Susser Holdings says underwriters of company's recent common-stock offering have exercised their overallotment option; combined proceeds of offering totaled roughly US$77M
CORPUS CHRISTI, Texas
December 20, 2011
– Susser Holdings Corporation (NASDAQ: SUSS) today announced that the underwriters of its recent public offering of common stock have exercised their additional purchase option in part, purchasing 275,000 shares of common stock at a public offering price of $21.75 per share.
Earlier this month Susser Holdings sold 3,500,000 common shares of its stock through an underwritten public offering. After giving effect to the underwriters' purchase of these additional shares, combined net proceeds from the offering totaled approximately $77.7 million, after deducting underwriting discounts and commissions and estimated offering expenses.

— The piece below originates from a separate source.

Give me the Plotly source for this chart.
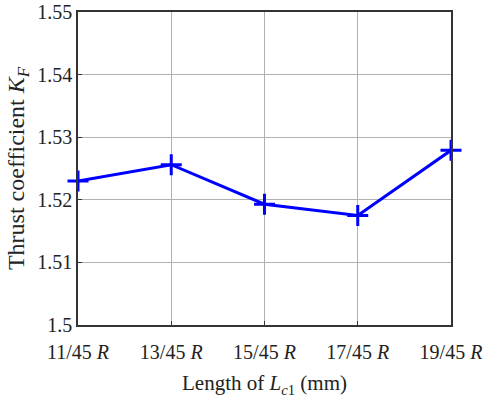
import plotly.graph_objects as go

categories = ["11/45 <i>R</i>", "13/45 <i>R</i>", "15/45 <i>R</i>", "17/45 <i>R</i>", "19/45 <i>R</i>"]
kf_values = [1.5230, 1.5256, 1.5193, 1.5175, 1.5279]
y_ticks = [1.5, 1.51, 1.52, 1.53, 1.54, 1.55]
y_ticktext = ["1.5", "1.51", "1.52", "1.53", "1.54", "1.55"]

x_idx = list(range(len(categories)))
font_family = "Liberation Serif, Times New Roman, serif"

fig = go.Figure()
fig.add_trace(go.Scatter(
    x=x_idx, y=kf_values, mode="lines+markers",
    line=dict(color="#0000ff", width=3),
    marker=dict(symbol="cross-thin", size=15, color="#0000ff",
                line=dict(color="#0000ff", width=3)),
    cliponaxis=False, showlegend=False,
))

fig.update_layout(
    width=489, height=403,
    margin=dict(l=78, r=38, t=12, b=78),
    paper_bgcolor="white", plot_bgcolor="white",
    font=dict(family=font_family, size=20, color="#222222"),
    xaxis=dict(
        range=[0, 4], tickvals=x_idx, ticktext=categories,
        automargin=False,
        showgrid=True, gridcolor="#b0b0b0", gridwidth=1,
        showline=True, linecolor="#333333", linewidth=1.5, mirror=True,
        ticks="inside", ticklen=4, tickcolor="#333333",
        ticklabelstandoff=8,
        zeroline=False,
        tickfont=dict(size=20, family=font_family, color="#222222"),
        title=dict(text="Length of <i>L</i><sub><i>c</i>1</sub> (mm)",
                   standoff=14, font=dict(size=21, family=font_family)),
    ),
    yaxis=dict(
        range=[1.5, 1.55], tickvals=y_ticks, ticktext=y_ticktext,
        automargin=False,
        showgrid=True, gridcolor="#b0b0b0", gridwidth=1,
        showline=True, linecolor="#333333", linewidth=1.5, mirror=True,
        ticks="inside", ticklen=4, tickcolor="#333333",
        zeroline=False,
        tickfont=dict(size=20, family=font_family, color="#222222"),
        title=dict(text="Thrust coefficient <i>K<sub>F</sub></i>",
                   standoff=6, font=dict(size=24, family=font_family)),
    ),
)

fig.write_html("out.html")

Susser intends to use the net proceeds from this offering for growth capital for new store development and general corporate purposes which may include opportunistic debt reduction, from time to time, based on market conditions.
BofA Merrill Lynch was the sole book-running manager for this offering. BMO Capital Markets and Morgan Keegan acted as joint lead managers for the offering. RBC Capital Markets and Wells Fargo Securities acted as senior co-managers for the offering. Imperial Capital and Sidoti & Company, LLC acted as co-managers for the offering. Copies of the prospectus supplement and the accompanying prospectus relating to the offering may be obtained from BofA Merrill Lynch, 4 World Financial Center, New York, NY 10080 Attn: Prospectus Department, or via email at firstname.lastname@example.org.
This announcement does not constitute an offer to sell or the solicitation of an offer to buy these securities, nor shall there be any sale of these securities in any state in which the offer, solicitation or sale would be unlawful prior to registration or qualification under the securities laws of that state.
Corpus Christi, Texas-based Susser Holdings Corporation is a third-generation family led business with approximately 1,100 company-operated or contracted locations. The Company operates 540 convenience stores in Texas, New Mexico and Oklahoma under the Stripes® banner. Restaurant service is available in more than 325 of its stores, primarily under the proprietary Laredo Taco Company® brand. The Company also supplies branded motor fuel to approximately 560 independent dealers through its wholesale fuel division.
This news release contains "forward-looking statements" which may describe Susser's objectives, expected results of operations, targets, plans, strategies, costs, anticipated capital expenditures, potential acquisitions, new store openings and/or new dealer locations. These statements are based on current plans and expectations and involve a number of risks and uncertainties that could cause actual results and events to vary materially, including but not limited to: competitive pressures from convenience stores, gasoline stations, other non-traditional retailers located in our markets and other wholesale fuel distributors; volatility in crude oil and wholesale petroleum costs; wholesale cost increases of tobacco products or future legislation or campaigns to discourage smoking; intense competition and fragmentation in the wholesale motor fuel distribution industry; the operation of our stores in close proximity to stores of our dealers; seasonal trends in the industries in which we operate; unfavorable weather conditions; cross-border risks associated with the concentration of our stores in markets bordering Mexico; inability to identify, acquire and integrate new stores; our ability to comply with federal and state regulations including those related to environmental matters and the sale of alcohol and cigarettes and employment laws and health benefits; dangers inherent in storing and transporting motor fuel; pending or future consumer or other litigation; litigation or adverse publicity concerning food quality, food safety or other health concerns related to our restaurant facilities; dependence on two principal suppliers for merchandise and two principal suppliers for motor fuel; dependence on suppliers for credit terms; dependence on senior management and the ability to attract qualified employees; acts of war and terrorism; risks relating to our substantial indebtedness; dependence on our information technology systems; changes in accounting standards, policies or estimates; impairment of goodwill or indefinite lived assets; and other unforeseen factors.
For a full discussion of these and other risks and uncertainties, refer to the "Risk Factors" section of the Company's annual report on Form 10-K for the year ended January 2, 2011, and subsequent quarterly reports. These forward-looking statements are based on and include our estimates as of the date hereof. Subsequent events and market developments could cause our estimates to change. While we may elect to update these forward-looking statements at some point in the future, we specifically disclaim any obligation to do so, even if new information becomes available, except as may be required by applicable law.